The buffer pipe, located in between the sensor unit and the rejection unit, is optimized in length to ensure that the calculations can be performed in time and that the rejection unit is allowed enough time to open. The speed of the foreign object is measured and the eject signal is precisely defined, no matter if it is travelling at the center or towards the outer edge of the flow, which have very different speeds. The rejection opening time is optimized to ensure that the foreign body is ejected with minimal loss of product (only about two liters).

The system naturally monitors all functions and, should anything fall outside the norm, it will log the fault and alert the operator. It can also be remotely controlled via the Internet for monitoring and also to handle customer support issues.

Is it safe?
An important question with a simple answer: Yes, this is a safe technology, causing absolutely no damage to humans or the food being analyzed.

Microwaves are electromagnetic waves with a frequency of typically between 1,000 MHz (1 GHz) and 100 GHz. This is the same frequency at which microwave ovens and mobile phones work. The transmitted power level from the detection system is in the order of 0.001 W, and this is up to 1,000 times lower than the wattage emitted by a mobile phone. Compared to a microwave oven, the emissions of the system are between 500,000 to 1 million times lower.

Furthermore, the food being exposed to microwaves from the sensor is sealed inside a pipe. As water attenuates microwaves efficiently, the radiation that could possibly escape the pipe is extremely small and almost unmeasurable. Hence, the microwaves cause no heating of the food as it is pumped through the pipe system.

In summary, the microwave level used by the Food Radar is well within all safe levels.

Born in the industry!
The idea for the Food Radar really grew out of an industry need.

In the early 2000s, dialogues with major food companies increasingly highlighted the problem of undetectable objects, due to such causes as the growing usage of plastics in the industry. In response, The Swedish Institute for Food and Biotechnology (SIK) started a joint industrial project to address the growing problem of ‘undetectable’ foreign bodies. SIK had several years of microwave knowledge in-house and was located in Gothenburg, Sweden—one of the world’s real hubs of microwave technology experts. As a result, SIK enjoyed full access to world-class technology companies and specialists, including academia, who could help assess the concept.
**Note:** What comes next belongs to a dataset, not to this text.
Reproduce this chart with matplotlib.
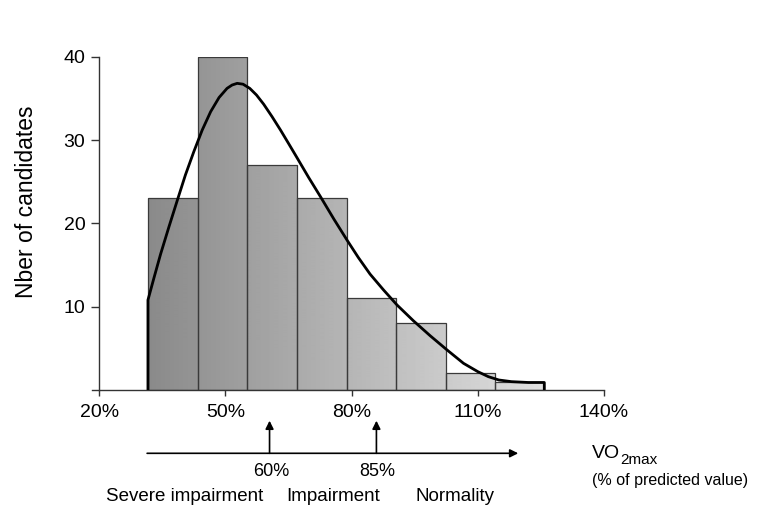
import numpy as np
import matplotlib
matplotlib.use("Agg")
import matplotlib.pyplot as plt

plt.rcParams['font.family'] = ['Liberation Sans', 'DejaVu Sans']

# histogram (VO2max % of predicted value)
bin_edges = [31.6, 43.4, 55.2, 67.0, 78.8, 90.6, 102.4, 114.1, 125.8]
counts = [23, 40, 27, 23, 11, 8, 2, 1]

# fitted density curve
curve_x = [31.6, 31.6, 33.0, 34.6, 36.6, 38.6, 40.5, 42.5, 44.5, 46.5, 48.5, 50.4,
           51.6, 52.8, 54.2, 55.8, 57.4, 59.1, 61.1, 63.1, 65.0, 67.0, 69.8, 72.6,
           75.8, 78.9, 81.6, 84.4, 87.6, 90.8, 94.7, 98.7, 102.7, 106.6, 110.0,
           112.5, 115.0, 118.0, 122.0, 125.8, 125.8]
curve_y = [0, 10.8, 13.4, 16.3, 19.6, 22.8, 25.8, 28.6, 31.2, 33.4, 35.1, 36.2,
           36.6, 36.8, 36.7, 36.2, 35.4, 34.3, 32.8, 31.2, 29.6, 27.9, 25.5, 23.2,
           20.5, 18.0, 15.9, 13.9, 12.0, 10.2, 8.3, 6.5, 4.8, 3.2, 2.2,
           1.6, 1.2, 1.0, 0.9, 0.9, 0]

xticks = [20, 50, 80, 110, 140]
xticklabels = ['20%', '50%', '80%', '110%', '140%']
yticks = [10, 20, 30, 40]

# classification thresholds
thresholds = [60.5, 85.9]
threshold_labels = ['60%', '85%']
classes = ['Severe impairment', 'Impairment', 'Normality']
class_x = [40.3, 75.7, 104.6]

fig = plt.figure(figsize=(7.65, 5.22), dpi=100)
ax = fig.add_axes([0.1208, 0.2529, 0.6688, 0.6385])

# bars with a grey gradient running left (dark) to right (light)
g_lo, g_hi = 0.54, 0.88
x0, x1 = bin_edges[0], bin_edges[-1]
for i, c in enumerate(counts):
    l, r = bin_edges[i], bin_edges[i + 1]
    bar = ax.bar(l, c, width=r - l, align='edge', facecolor='none',
                 edgecolor='#3a3a3a', linewidth=0.9, zorder=3)[0]
    v0 = g_lo + (g_hi - g_lo) * (l - x0) / (x1 - x0)
    v1 = g_lo + (g_hi - g_lo) * (r - x0) / (x1 - x0)
    grad = np.linspace(v0, v1, 50).reshape(1, -1)
    im = ax.imshow(grad, cmap='gray', vmin=0, vmax=1, aspect='auto',
                   extent=[l, r, 0, c], zorder=2)
    im.set_clip_path(bar)

ax.plot(curve_x, curve_y, color='black', linewidth=2.0, zorder=4,
        solid_joinstyle='round', solid_capstyle='butt')

ax.set_xlim(18.4, 140)
ax.set_ylim(0, 40)
ax.spines['top'].set_visible(False)
ax.spines['right'].set_visible(False)
ax.spines['left'].set_position(('data', 20))
for s in ['left', 'bottom']:
    ax.spines[s].set_color('#333333')
    ax.spines[s].set_linewidth(1.0)
ax.set_xticks(xticks)
ax.set_xticklabels(xticklabels)
ax.set_yticks(yticks)
ax.tick_params(axis='x', length=4, width=1, color='#333333', pad=6, labelsize=14)
ax.tick_params(axis='y', length=6, width=1, color='#333333', pad=4, labelsize=14)

fig.text(27 / 765, 1 - 201.7 / 522, 'Nber of candidates', rotation=90,
         ha='center', va='center', fontsize=16.5)

# bottom scale with arrows
line_y = 1 - 453.3 / 522
head_y = 1 - 420.7 / 522
ax.annotate('', xy=(119.6, line_y), xytext=(31.4, line_y),
            xycoords=('data', 'figure fraction'),
            textcoords=('data', 'figure fraction'), annotation_clip=False,
            arrowprops=dict(arrowstyle='-|>', color='black', lw=1.2,
                            mutation_scale=12, shrinkA=0, shrinkB=0))
for t, lab in zip(thresholds, threshold_labels):
    ax.annotate('', xy=(t, head_y), xytext=(t, line_y),
                xycoords=('data', 'figure fraction'),
                textcoords=('data', 'figure fraction'), annotation_clip=False,
                arrowprops=dict(arrowstyle='-|>', color='black', lw=1.2,
                                mutation_scale=12, shrinkA=0, shrinkB=0))
    ax.annotate(lab, xy=(t + 0.3, 1 - 471 / 522),
                xycoords=('data', 'figure fraction'), annotation_clip=False,
                ha='center', va='center', fontsize=13)
for cx, lab in zip(class_x, classes):
    ax.annotate(lab, xy=(cx, 1 - 496.7 / 522),
                xycoords=('data', 'figure fraction'), annotation_clip=False,
                ha='center', va='center', fontsize=13.5)

vo = fig.text(591.7 / 765, 1 - 453.3 / 522, 'VO', ha='left', va='center',
              fontsize=14)
ax.annotate('2max', xy=(1.0, 0.1), xycoords=vo, ha='left', va='center',
            fontsize=11)
fig.text(591.7 / 765, 1 - 480 / 522, '(% of predicted value)', ha='left',
         va='center', fontsize=11.5)

fig.savefig('out.png', dpi=100)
The idea of a unique detection technology using microwave sensors soon created great enthusiasm among industry experts linked to the project. In 2003, SIK brought in external investors and Food Radar Systems AB was established as commercial company. The objective was to develop the technology and a system suited to the needs of the industry. In 2007, a prototype of a pipe sensor was tested, and, in 2009/2010, the company started to actively market its system towards certain applications.

Baby food taking the initiative
Food Radar Systems has installed detection systems at several global babyfood producers. It seems predictable that the baby food industry would be the first to adopt this new technology, as these manufacturers want, as much as any other company, to clearly demonstrate that they have taken all reasonable precautions against foreign bodies getting into their product. One company that has invested in multiple systems is H.J. Heinz. “We find this technology very interesting in helping to eliminate low-density foreign matter in particular plastics, thereby further ensuring the quality of the product we deliver to our consumers,” says Michael Philp, European Process Improvement Manager H.J. Heinz.

Manufacturers of fruit products have also identified the benefits this technology offers, not the least of which is because of the system’s ability to detect pits and fragments. Manufacturers of spreads, soups and sauces are also taking a closer look at the benefits offered by the Food Radar.

See for yourself!
In order to allow manufacturers to see for themselves how the system will work for them, they are able to test it at Food Radar Systems’ pilot plant in Gothenburg, even bringing with them their own product to test. This pilot plant is frequently visited by customers prior to making investment decisions.

‘Plug and play’
One of the great benefits is that the system really doesn’t need any floor space and does not make a footprint. It can be installed somewhere along the normal pipe, high or low at a suitable location somewhere before the filler. High-pressure air for the valve, water and power can all be arranged prior to installation. It is also practical to cut the production pipe at a convenient time before the unit has been delivered and install a temporary pipe section matching the system length. When installation is ready to commence, that section is removed and the unit is in place within 5–10 minutes.

The end result is an installation that does not interrupt production. Even while production is ongoing, the final connections (power, etc.) to the system can be done. It is as close to ‘plug and play’ as you can get when it comes to detection systems. The sensor unit, buffer pipe and rejection unit are installed at the pipe section, and the operator panel is positioned in the vicinity.

A new option
The LOOK 100® certainly gives quality assurance managers something extra to think about. What was previously considered an unbridgeable gap in foreign body detection has been closed by Food Radar Systems’ new microwave technology. It seems highly probable that, with the advent of the LOOK100®, manufacturers and consumers alike can look forward to a future with fewer episodes of food contamination.